Direction
It is required that the lines from the top of the listing through the line with "const yAxisTitle = 'likelihood';" be reproduced exactly, excluding pictures.
>> start
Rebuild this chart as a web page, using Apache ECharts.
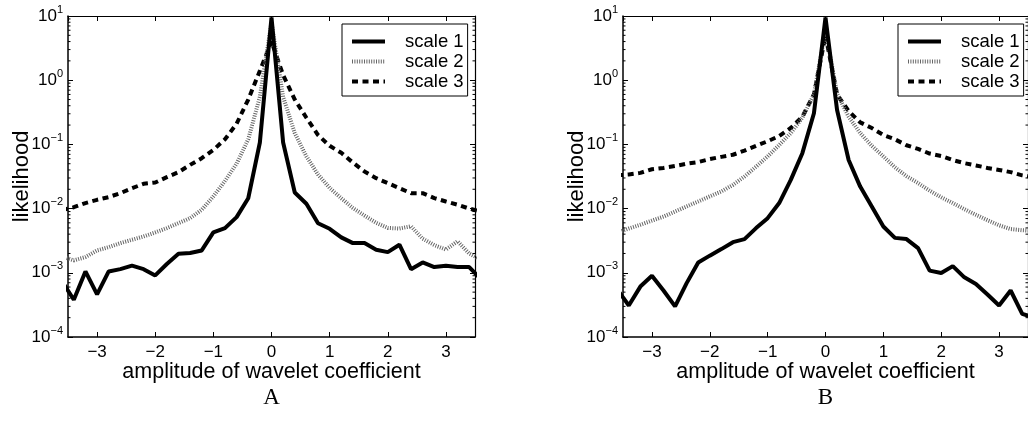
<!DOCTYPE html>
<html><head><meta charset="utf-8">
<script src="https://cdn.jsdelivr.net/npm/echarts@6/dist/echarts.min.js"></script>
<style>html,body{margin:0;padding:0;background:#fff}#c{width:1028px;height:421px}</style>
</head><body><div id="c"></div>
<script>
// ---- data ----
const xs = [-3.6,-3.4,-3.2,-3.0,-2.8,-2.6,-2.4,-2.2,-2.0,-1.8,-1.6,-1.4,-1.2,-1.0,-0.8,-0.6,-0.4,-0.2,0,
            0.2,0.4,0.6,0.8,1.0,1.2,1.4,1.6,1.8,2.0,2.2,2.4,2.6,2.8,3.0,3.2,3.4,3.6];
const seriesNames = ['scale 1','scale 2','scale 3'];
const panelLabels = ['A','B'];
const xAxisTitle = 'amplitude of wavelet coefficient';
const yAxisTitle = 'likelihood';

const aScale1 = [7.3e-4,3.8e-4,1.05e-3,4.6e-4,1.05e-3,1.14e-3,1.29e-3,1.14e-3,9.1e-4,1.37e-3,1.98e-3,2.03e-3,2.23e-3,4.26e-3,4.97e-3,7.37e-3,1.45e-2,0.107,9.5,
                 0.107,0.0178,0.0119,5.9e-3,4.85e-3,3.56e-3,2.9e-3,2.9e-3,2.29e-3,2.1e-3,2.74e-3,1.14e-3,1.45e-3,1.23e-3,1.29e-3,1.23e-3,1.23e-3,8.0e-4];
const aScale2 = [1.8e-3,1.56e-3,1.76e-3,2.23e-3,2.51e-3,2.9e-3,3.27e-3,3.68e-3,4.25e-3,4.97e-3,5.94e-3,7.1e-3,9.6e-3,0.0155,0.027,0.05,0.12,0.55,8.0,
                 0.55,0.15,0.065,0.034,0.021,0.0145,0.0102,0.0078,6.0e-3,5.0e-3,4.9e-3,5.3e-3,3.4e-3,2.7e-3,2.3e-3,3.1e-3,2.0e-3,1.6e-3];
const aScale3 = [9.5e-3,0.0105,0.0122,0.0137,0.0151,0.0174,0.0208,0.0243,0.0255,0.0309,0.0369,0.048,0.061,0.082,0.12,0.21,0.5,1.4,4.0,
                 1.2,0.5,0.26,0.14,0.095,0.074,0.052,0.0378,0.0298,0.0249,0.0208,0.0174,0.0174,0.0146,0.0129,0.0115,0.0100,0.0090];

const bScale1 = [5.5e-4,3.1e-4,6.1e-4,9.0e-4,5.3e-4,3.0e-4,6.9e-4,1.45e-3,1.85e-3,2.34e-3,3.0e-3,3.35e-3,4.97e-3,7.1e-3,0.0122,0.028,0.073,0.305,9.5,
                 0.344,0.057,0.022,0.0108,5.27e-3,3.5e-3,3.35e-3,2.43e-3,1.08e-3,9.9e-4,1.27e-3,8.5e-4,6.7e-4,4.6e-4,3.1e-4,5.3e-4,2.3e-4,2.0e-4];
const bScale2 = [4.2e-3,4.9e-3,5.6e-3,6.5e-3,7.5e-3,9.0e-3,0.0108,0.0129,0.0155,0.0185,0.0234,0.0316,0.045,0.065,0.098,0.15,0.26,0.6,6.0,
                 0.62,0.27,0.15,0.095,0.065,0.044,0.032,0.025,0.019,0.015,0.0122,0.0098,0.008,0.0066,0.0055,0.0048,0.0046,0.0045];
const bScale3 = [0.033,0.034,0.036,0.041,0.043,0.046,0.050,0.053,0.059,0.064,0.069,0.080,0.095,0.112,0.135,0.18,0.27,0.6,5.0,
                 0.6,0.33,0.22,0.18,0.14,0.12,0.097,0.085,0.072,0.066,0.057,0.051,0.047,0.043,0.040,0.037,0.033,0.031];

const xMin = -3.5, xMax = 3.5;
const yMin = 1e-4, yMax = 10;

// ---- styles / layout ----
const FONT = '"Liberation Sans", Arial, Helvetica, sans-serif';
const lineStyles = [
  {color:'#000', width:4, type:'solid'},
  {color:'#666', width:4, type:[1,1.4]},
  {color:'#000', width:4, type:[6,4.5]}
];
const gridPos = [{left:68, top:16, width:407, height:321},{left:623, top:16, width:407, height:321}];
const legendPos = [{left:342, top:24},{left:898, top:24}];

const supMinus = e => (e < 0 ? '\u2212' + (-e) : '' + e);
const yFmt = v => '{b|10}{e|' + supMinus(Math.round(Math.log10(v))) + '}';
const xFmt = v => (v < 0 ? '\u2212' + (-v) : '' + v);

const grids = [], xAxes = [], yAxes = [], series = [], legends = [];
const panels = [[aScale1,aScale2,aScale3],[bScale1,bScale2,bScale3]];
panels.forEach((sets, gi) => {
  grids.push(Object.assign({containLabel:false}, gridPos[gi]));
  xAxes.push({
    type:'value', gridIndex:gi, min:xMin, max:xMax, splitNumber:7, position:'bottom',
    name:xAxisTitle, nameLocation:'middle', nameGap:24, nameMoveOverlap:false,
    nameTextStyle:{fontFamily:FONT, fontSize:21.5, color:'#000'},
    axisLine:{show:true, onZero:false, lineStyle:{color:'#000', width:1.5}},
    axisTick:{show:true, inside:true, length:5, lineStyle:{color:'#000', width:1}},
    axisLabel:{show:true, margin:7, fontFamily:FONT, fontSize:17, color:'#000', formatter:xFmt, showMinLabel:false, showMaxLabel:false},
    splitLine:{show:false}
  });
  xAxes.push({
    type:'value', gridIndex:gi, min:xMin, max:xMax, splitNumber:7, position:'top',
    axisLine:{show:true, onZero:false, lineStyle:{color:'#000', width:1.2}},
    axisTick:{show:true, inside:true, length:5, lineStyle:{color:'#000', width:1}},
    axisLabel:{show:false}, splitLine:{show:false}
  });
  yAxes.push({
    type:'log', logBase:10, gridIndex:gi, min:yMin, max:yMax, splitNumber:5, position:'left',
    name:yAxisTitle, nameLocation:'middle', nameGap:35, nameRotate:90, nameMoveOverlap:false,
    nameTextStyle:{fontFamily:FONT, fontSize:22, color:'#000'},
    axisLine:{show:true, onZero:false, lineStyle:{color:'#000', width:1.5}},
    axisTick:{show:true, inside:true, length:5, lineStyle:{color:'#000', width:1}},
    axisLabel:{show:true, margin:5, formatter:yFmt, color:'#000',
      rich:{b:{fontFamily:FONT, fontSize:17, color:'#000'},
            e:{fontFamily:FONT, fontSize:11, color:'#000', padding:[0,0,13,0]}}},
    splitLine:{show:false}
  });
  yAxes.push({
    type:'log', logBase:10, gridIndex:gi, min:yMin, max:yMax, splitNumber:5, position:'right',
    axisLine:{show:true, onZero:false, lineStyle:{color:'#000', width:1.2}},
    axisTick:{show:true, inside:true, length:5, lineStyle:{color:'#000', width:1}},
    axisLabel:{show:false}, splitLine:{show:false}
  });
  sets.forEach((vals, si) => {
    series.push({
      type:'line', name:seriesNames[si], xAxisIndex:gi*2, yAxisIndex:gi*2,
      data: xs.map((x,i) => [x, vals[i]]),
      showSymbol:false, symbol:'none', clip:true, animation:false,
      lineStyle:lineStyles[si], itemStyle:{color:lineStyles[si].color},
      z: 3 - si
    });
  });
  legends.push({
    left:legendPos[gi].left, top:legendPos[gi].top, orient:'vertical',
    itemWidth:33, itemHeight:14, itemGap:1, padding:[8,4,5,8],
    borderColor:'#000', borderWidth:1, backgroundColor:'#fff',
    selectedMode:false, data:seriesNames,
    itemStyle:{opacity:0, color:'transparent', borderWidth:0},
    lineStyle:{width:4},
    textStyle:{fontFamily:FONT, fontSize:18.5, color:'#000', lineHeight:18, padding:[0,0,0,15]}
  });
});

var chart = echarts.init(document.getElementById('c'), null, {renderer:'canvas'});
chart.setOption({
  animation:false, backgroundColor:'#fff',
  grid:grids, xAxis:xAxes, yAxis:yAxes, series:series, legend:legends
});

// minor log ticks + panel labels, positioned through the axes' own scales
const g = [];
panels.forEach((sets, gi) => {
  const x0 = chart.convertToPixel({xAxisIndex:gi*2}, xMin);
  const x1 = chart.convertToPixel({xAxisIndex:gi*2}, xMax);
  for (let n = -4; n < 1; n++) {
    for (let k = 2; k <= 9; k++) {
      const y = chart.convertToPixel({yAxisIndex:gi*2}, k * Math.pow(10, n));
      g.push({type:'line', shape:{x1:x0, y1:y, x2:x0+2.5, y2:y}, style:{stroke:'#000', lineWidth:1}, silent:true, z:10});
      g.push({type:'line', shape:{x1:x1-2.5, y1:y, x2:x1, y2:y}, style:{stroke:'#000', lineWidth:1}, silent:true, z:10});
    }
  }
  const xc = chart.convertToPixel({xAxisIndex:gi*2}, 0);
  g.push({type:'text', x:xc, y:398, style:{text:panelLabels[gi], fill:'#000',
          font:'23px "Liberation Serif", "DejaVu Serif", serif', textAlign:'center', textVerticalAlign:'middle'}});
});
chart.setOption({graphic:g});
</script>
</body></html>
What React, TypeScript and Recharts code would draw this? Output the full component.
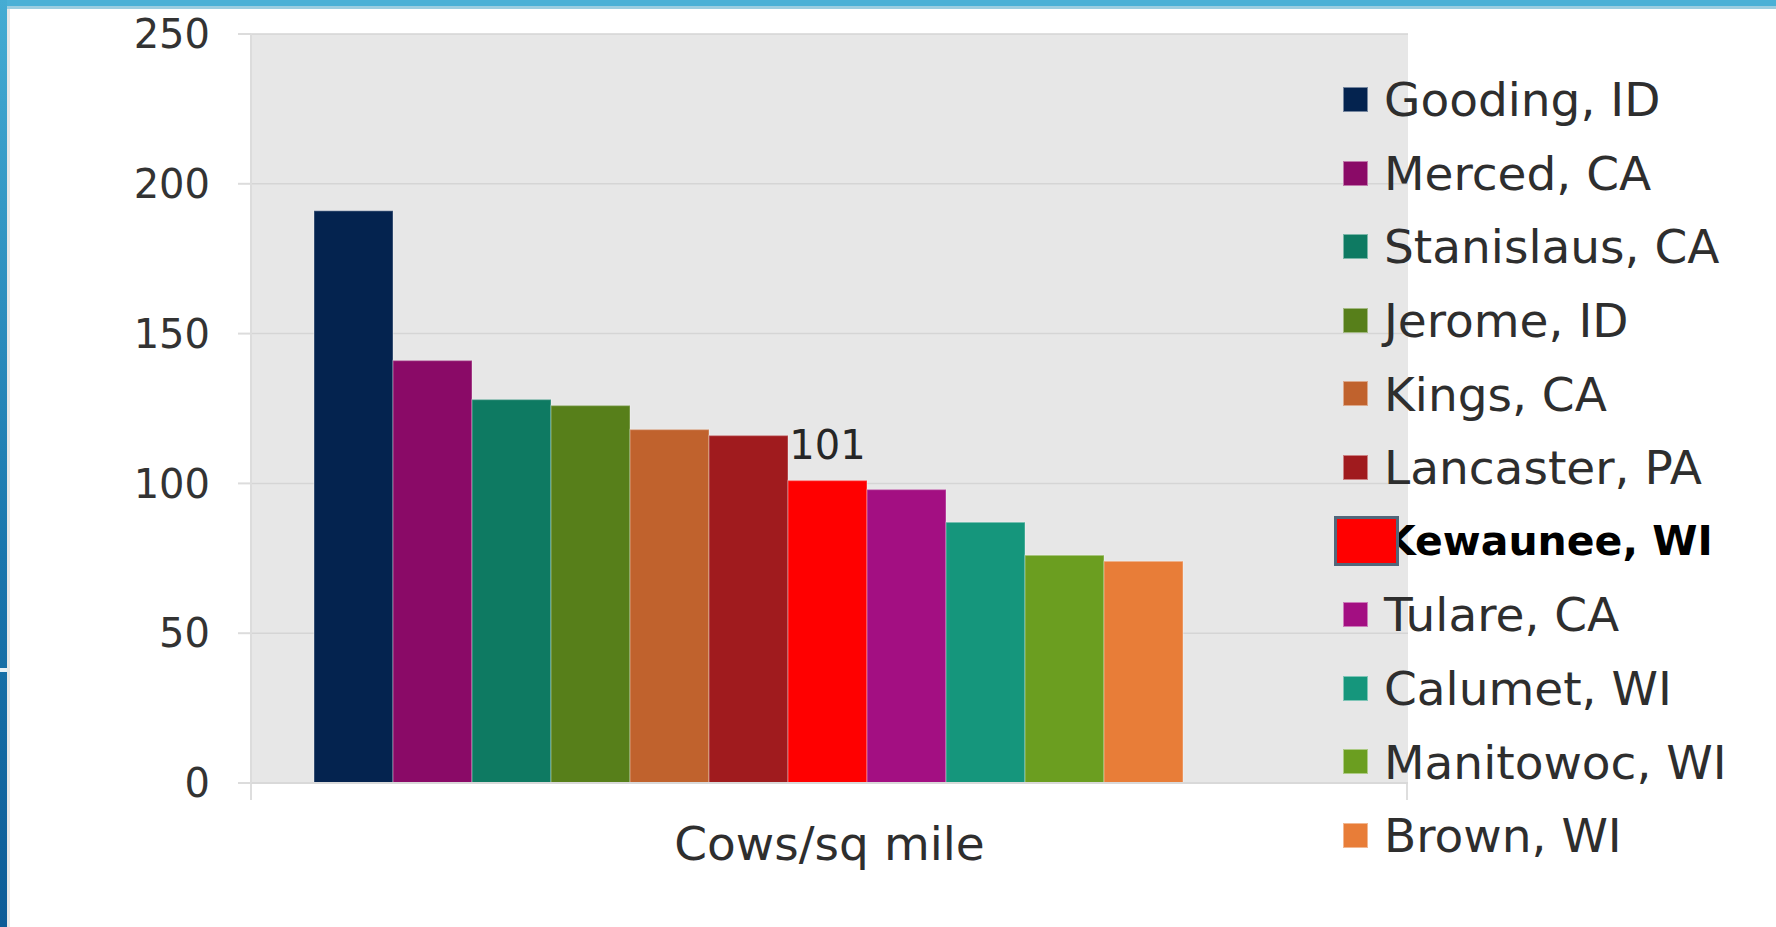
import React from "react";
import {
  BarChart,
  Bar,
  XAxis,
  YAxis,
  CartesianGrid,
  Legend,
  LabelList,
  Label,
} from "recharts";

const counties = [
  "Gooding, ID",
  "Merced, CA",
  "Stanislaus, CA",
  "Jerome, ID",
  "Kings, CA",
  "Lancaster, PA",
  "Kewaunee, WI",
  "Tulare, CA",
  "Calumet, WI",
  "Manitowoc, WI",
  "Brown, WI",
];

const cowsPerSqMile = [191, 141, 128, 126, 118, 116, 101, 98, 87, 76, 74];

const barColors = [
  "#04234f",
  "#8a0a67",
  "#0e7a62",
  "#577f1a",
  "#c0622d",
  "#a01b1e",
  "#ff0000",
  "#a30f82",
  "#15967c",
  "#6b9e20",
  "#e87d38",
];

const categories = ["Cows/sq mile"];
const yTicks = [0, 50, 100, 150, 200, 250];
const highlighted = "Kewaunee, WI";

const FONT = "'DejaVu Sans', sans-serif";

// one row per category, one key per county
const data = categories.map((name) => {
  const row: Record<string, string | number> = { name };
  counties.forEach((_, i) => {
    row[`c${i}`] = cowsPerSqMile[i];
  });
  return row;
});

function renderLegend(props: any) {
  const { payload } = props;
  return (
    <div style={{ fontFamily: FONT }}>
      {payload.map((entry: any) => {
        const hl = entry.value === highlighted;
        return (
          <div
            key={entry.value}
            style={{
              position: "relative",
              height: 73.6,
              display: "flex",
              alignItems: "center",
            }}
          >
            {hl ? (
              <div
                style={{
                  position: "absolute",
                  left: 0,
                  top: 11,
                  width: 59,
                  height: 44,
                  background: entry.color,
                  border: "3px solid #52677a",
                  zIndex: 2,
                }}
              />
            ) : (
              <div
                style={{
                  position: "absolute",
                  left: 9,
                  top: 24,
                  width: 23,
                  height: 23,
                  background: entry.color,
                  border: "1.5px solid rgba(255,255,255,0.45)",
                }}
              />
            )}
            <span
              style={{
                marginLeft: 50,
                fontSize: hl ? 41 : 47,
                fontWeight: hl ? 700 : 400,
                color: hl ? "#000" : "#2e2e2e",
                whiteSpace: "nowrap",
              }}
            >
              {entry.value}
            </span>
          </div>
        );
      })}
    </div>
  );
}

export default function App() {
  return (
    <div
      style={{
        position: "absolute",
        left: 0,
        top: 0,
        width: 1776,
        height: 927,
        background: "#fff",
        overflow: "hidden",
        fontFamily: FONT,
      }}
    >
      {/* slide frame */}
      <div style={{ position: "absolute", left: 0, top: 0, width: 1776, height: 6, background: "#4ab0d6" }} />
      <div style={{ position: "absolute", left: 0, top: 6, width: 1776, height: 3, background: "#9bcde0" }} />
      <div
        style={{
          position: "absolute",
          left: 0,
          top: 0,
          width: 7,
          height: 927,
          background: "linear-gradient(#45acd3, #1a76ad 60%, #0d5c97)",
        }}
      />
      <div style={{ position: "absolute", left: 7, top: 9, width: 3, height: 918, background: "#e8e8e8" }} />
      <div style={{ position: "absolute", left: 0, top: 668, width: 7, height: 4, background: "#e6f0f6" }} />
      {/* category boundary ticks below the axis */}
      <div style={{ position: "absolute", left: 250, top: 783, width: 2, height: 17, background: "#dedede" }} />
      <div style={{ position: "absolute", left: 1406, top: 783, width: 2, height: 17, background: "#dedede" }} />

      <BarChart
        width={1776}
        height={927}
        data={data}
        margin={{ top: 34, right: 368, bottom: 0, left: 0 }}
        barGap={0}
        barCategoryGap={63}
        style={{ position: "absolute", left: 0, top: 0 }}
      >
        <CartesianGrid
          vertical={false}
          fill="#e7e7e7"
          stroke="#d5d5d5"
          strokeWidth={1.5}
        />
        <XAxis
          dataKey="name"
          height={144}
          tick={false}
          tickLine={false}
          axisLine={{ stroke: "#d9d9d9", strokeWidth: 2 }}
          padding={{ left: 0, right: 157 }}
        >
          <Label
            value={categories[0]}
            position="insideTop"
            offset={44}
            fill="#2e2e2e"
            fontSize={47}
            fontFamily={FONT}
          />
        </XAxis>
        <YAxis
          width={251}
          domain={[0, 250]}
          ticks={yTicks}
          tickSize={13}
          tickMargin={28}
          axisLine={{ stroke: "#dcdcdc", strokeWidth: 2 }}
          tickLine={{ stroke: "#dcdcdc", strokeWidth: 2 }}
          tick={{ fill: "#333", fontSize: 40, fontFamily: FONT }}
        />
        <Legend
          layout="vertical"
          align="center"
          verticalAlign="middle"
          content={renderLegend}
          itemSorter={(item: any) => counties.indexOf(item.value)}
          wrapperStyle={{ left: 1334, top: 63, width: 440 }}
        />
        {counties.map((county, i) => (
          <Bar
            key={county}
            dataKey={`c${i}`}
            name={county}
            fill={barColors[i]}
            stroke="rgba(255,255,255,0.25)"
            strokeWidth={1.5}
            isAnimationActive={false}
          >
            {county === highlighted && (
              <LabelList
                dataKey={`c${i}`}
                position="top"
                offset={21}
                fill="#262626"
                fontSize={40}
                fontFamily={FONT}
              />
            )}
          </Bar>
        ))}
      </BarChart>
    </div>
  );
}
>> end
Task response
Rebuild this chart as a web page, using Apache ECharts.
<!DOCTYPE html>
<html><head><meta charset="utf-8">
<script src="https://cdn.jsdelivr.net/npm/echarts@6/dist/echarts.min.js"></script>
<style>html,body{margin:0;padding:0;background:#fff}#c{width:1028px;height:421px}</style>
</head><body><div id="c"></div>
<script>
// ---- data ----
const xs = [-3.6,-3.4,-3.2,-3.0,-2.8,-2.6,-2.4,-2.2,-2.0,-1.8,-1.6,-1.4,-1.2,-1.0,-0.8,-0.6,-0.4,-0.2,0,
            0.2,0.4,0.6,0.8,1.0,1.2,1.4,1.6,1.8,2.0,2.2,2.4,2.6,2.8,3.0,3.2,3.4,3.6];
const seriesNames = ['scale 1','scale 2','scale 3'];
const panelLabels = ['A','B'];
const xAxisTitle = 'amplitude of wavelet coefficient';
const yAxisTitle = 'likelihood';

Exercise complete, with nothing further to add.